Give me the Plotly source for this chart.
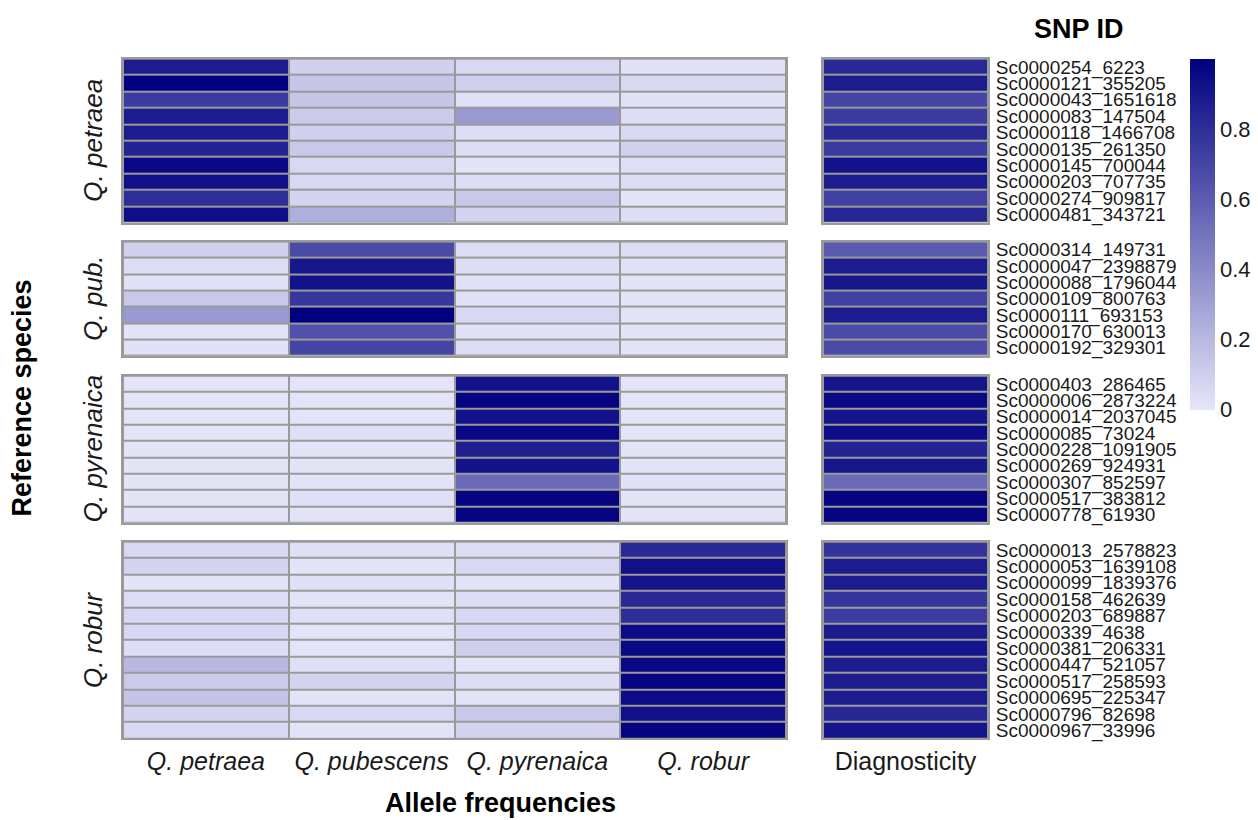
import plotly.graph_objects as go

# ---------------- data ----------------
species = ["Q. petraea", "Q. pubescens", "Q. pyrenaica", "Q. robur"]
panel_names = ["Q. petraea", "Q. pub.", "Q. pyrenaica", "Q. robur"]

petraea_ids = ["Sc0000254_6223", "Sc0000121_355205", "Sc0000043_1651618", "Sc0000083_147504",
               "Sc0000118_1466708", "Sc0000135_261350", "Sc0000145_700044", "Sc0000203_707735",
               "Sc0000274_909817", "Sc0000481_343721"]
petraea_f_pet = [0.88, 1.00, 0.75, 0.88, 0.88, 0.85, 0.96, 0.93, 0.80, 0.94]
petraea_f_pub = [0.10, 0.14, 0.14, 0.12, 0.10, 0.13, 0.06, 0.06, 0.08, 0.24]
petraea_f_pyr = [0.06, 0.10, 0.02, 0.33, 0.04, 0.04, 0.01, 0.04, 0.13, 0.08]
petraea_f_rob = [0.02, 0.06, 0.02, 0.04, 0.06, 0.09, 0.03, 0.04, 0.01, 0.04]
petraea_diag = [0.82, 0.88, 0.70, 0.75, 0.82, 0.75, 0.92, 0.88, 0.72, 0.83]

pub_ids = ["Sc0000314_149731", "Sc0000047_2398879", "Sc0000088_1796044", "Sc0000109_800763",
           "Sc0000111_693153", "Sc0000170_630013", "Sc0000192_329301"]
pub_f_pet = [0.10, 0.04, 0.02, 0.13, 0.33, 0.01, 0.02]
pub_f_pub = [0.68, 0.90, 0.92, 0.76, 1.00, 0.65, 0.70]
pub_f_pyr = [0.04, 0.04, 0.02, 0.02, 0.06, 0.02, 0.04]
pub_f_rob = [0.04, 0.02, 0.01, 0.01, 0.01, 0.01, 0.01]
pub_diag = [0.61, 0.88, 0.90, 0.72, 0.88, 0.68, 0.68]

pyr_ids = ["Sc0000403_286465", "Sc0000006_2873224", "Sc0000014_2037045", "Sc0000085_73024",
           "Sc0000228_1091905", "Sc0000269_924931", "Sc0000307_852597", "Sc0000517_383812",
           "Sc0000778_61930"]
pyr_f_pet = [0.01, 0.01, 0.01, 0.01, 0.01, 0.01, 0.01, 0.01, 0.01]
pyr_f_pub = [0.01, 0.01, 0.01, 0.03, 0.01, 0.01, 0.01, 0.03, 0.01]
pyr_f_pyr = [0.92, 0.98, 0.92, 0.965, 0.87, 0.92, 0.54, 0.98, 0.98]
pyr_f_rob = [0.01, 0.01, 0.01, 0.01, 0.01, 0.01, 0.02, 0.01, 0.01]
pyr_diag = [0.91, 0.96, 0.91, 0.95, 0.85, 0.90, 0.54, 0.98, 0.98]

rob_ids = ["Sc0000013_2578823", "Sc0000053_1639108", "Sc0000099_1839376", "Sc0000158_462639",
           "Sc0000203_689887", "Sc0000339_4638", "Sc0000381_206331", "Sc0000447_521057",
           "Sc0000517_258593", "Sc0000695_225347", "Sc0000796_82698", "Sc0000967_33996"]
rob_f_pet = [0.06, 0.08, 0.01, 0.04, 0.06, 0.06, 0.04, 0.20, 0.12, 0.15, 0.08, 0.06]
rob_f_pub = [0.03, 0.01, 0.03, 0.01, 0.03, 0.01, 0.01, 0.03, 0.08, 0.01, 0.06, 0.01]
rob_f_pyr = [0.04, 0.06, 0.01, 0.04, 0.06, 0.06, 0.10, 0.01, 0.04, 0.01, 0.13, 0.08]
rob_f_rob = [0.82, 0.93, 0.91, 0.82, 0.80, 0.95, 0.96, 0.96, 0.98, 0.95, 0.93, 0.98]
rob_diag = [0.78, 0.88, 0.88, 0.77, 0.74, 0.88, 0.91, 0.88, 0.88, 0.88, 0.83, 0.91]

colorbar_ticks = [0, 0.2, 0.4, 0.6, 0.8]
colorbar_ticktext = ["0", "0.2", "0.4", "0.6", "0.8"]
diag_label = "Diagnosticity"

panels = [
    (petraea_ids, [petraea_f_pet, petraea_f_pub, petraea_f_pyr, petraea_f_rob], petraea_diag),
    (pub_ids, [pub_f_pet, pub_f_pub, pub_f_pyr, pub_f_rob], pub_diag),
    (pyr_ids, [pyr_f_pet, pyr_f_pub, pyr_f_pyr, pyr_f_rob], pyr_diag),
    (rob_ids, [rob_f_pet, rob_f_pub, rob_f_pyr, rob_f_rob], rob_diag),
]

colorscale = [[0.0, "#E6E6FA"], [1.0, "#000080"]]

# ---------------- layout geometry ----------------
W, H = 1258, 820
FONT = "Liberation Sans, Arial, sans-serif"
GRID = "#9a9a9a"
TXT = "#1a1a1a"
xL = (123, 786)
xD = (823, 988)
rows_px = [(57, 222), (241, 356), (376, 524), (543, 741)]

def xdom(a):
    return [a[0] / W, a[1] / W]

def ydom(a):
    return [1 - a[1] / H, 1 - a[0] / H]

fig = go.Figure()
layout = {}
ax_i = 0
for r, (ids, freqs, diag) in enumerate(panels):
    n = len(ids)
    ys = list(range(n))
    for c in range(2):
        ax_i += 1
        sfx = "" if ax_i == 1 else str(ax_i)
        if c == 0:
            z = [[freqs[j][i] for j in range(4)] for i in range(n)]
            xs = list(range(4))
        else:
            z = [[diag[i]] for i in range(n)]
            xs = [0]
        fig.add_trace(go.Heatmap(
            z=z, x=xs, y=ys, zmin=0, zmax=1, colorscale=colorscale,
            xgap=2, ygap=2, showscale=(ax_i == 1),
            xaxis="x" + sfx, yaxis="y" + sfx,
            colorbar=dict(
                x=1190 / W, xanchor="left", xref="paper",
                y=1 - 57 / H, yanchor="top", yref="paper",
                len=353 / H, lenmode="fraction", thickness=25, thicknessmode="pixels",
                outlinewidth=0, ticks="", tickvals=colorbar_ticks,
                ticktext=colorbar_ticktext,
                tickfont=dict(family=FONT, size=22, color=TXT),
                ticklabelposition="outside", xpad=0, ypad=0,
            ),
            hovertemplate="%{z:.2f}<extra></extra>",
        ))
        xa = dict(
            domain=xdom(xL if c == 0 else xD),
            anchor="y" + sfx,
            range=[-0.5, 3.5] if c == 0 else [-0.5, 0.5],
            showgrid=False, zeroline=False, ticks="",
            showline=True, mirror=True, linecolor=GRID, linewidth=2,
            fixedrange=True,
        )
        if r == 3:
            if c == 0:
                xa.update(tickvals=xs, ticktext=[f"<i>{s}</i>" for s in species])
            else:
                xa.update(tickvals=[0], ticktext=[diag_label])
            xa.update(showticklabels=True, tickfont=dict(family=FONT, size=25, color=TXT),
                      ticklabelstandoff=0)
        else:
            xa.update(showticklabels=False)
        ya = dict(
            domain=ydom(rows_px[r]), anchor="x" + sfx,
            range=[n - 0.5, -0.5], showgrid=False, zeroline=False, ticks="",
            showline=True, mirror=True, linecolor=GRID, linewidth=2,
            fixedrange=True,
        )
        if c == 1:
            ya.update(side="right", tickvals=ys, ticktext=ids, showticklabels=True,
                      tickfont=dict(family=FONT, size=19, color=TXT),
                      ticklabelstandoff=2)
        else:
            ya.update(showticklabels=False)
        layout["xaxis" + sfx] = xa
        layout["yaxis" + sfx] = ya

annotations = []
for r, name in enumerate(panel_names):
    yc = 1 - (rows_px[r][0] + rows_px[r][1]) / 2 / H
    annotations.append(dict(text=f"<i>{name}</i>", x=93 / W, y=yc, xref="paper", yref="paper",
                            textangle=-90, showarrow=False, xanchor="center", yanchor="middle",
                            font=dict(family=FONT, size=26, color=TXT)))
annotations.append(dict(text="<b>Reference species</b>", x=22 / W, y=1 - 399 / H,
                        xref="paper", yref="paper", textangle=-90, showarrow=False,
                        xanchor="center", yanchor="middle",
                        font=dict(family=FONT, size=27, color="black")))
annotations.append(dict(text="<b>Allele frequencies</b>", x=500 / W, y=1 - 806 / H,
                        xref="paper", yref="paper", showarrow=False,
                        xanchor="center", yanchor="middle",
                        font=dict(family=FONT, size=27, color="black")))
annotations.append(dict(text="<b>SNP ID</b>", x=1079 / W, y=1 - 27 / H,
                        xref="paper", yref="paper", showarrow=False,
                        xanchor="center", yanchor="middle",
                        font=dict(family=FONT, size=27, color="black")))

fig.update_layout(
    width=W, height=H, margin=dict(l=0, r=0, t=0, b=0),
    paper_bgcolor="white", plot_bgcolor=GRID,
    annotations=annotations, showlegend=False,
    font=dict(family=FONT),
    **layout,
)

fig.write_html(
    "out.html",
    config={"displayModeBar": False},
    post_script="document.body.style.margin='0';document.body.style.overflow='hidden';",
)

========================================

= EXERCISE BRIEF =
From the first line above through the line containing "pub_diag = [0.61, 0.88, 0.90, 0.72, 0.88, 0.68, 0.68]", copy everything exactly, without the pictures.

= RESULT =
Give me the Plotly source for this chart.
import plotly.graph_objects as go

# ---------------- data ----------------
species = ["Q. petraea", "Q. pubescens", "Q. pyrenaica", "Q. robur"]
panel_names = ["Q. petraea", "Q. pub.", "Q. pyrenaica", "Q. robur"]

petraea_ids = ["Sc0000254_6223", "Sc0000121_355205", "Sc0000043_1651618", "Sc0000083_147504",
               "Sc0000118_1466708", "Sc0000135_261350", "Sc0000145_700044", "Sc0000203_707735",
               "Sc0000274_909817", "Sc0000481_343721"]
petraea_f_pet = [0.88, 1.00, 0.75, 0.88, 0.88, 0.85, 0.96, 0.93, 0.80, 0.94]
petraea_f_pub = [0.10, 0.14, 0.14, 0.12, 0.10, 0.13, 0.06, 0.06, 0.08, 0.24]
petraea_f_pyr = [0.06, 0.10, 0.02, 0.33, 0.04, 0.04, 0.01, 0.04, 0.13, 0.08]
petraea_f_rob = [0.02, 0.06, 0.02, 0.04, 0.06, 0.09, 0.03, 0.04, 0.01, 0.04]
petraea_diag = [0.82, 0.88, 0.70, 0.75, 0.82, 0.75, 0.92, 0.88, 0.72, 0.83]

pub_ids = ["Sc0000314_149731", "Sc0000047_2398879", "Sc0000088_1796044", "Sc0000109_800763",
           "Sc0000111_693153", "Sc0000170_630013", "Sc0000192_329301"]
pub_f_pet = [0.10, 0.04, 0.02, 0.13, 0.33, 0.01, 0.02]
pub_f_pub = [0.68, 0.90, 0.92, 0.76, 1.00, 0.65, 0.70]
pub_f_pyr = [0.04, 0.04, 0.02, 0.02, 0.06, 0.02, 0.04]
pub_f_rob = [0.04, 0.02, 0.01, 0.01, 0.01, 0.01, 0.01]
pub_diag = [0.61, 0.88, 0.90, 0.72, 0.88, 0.68, 0.68]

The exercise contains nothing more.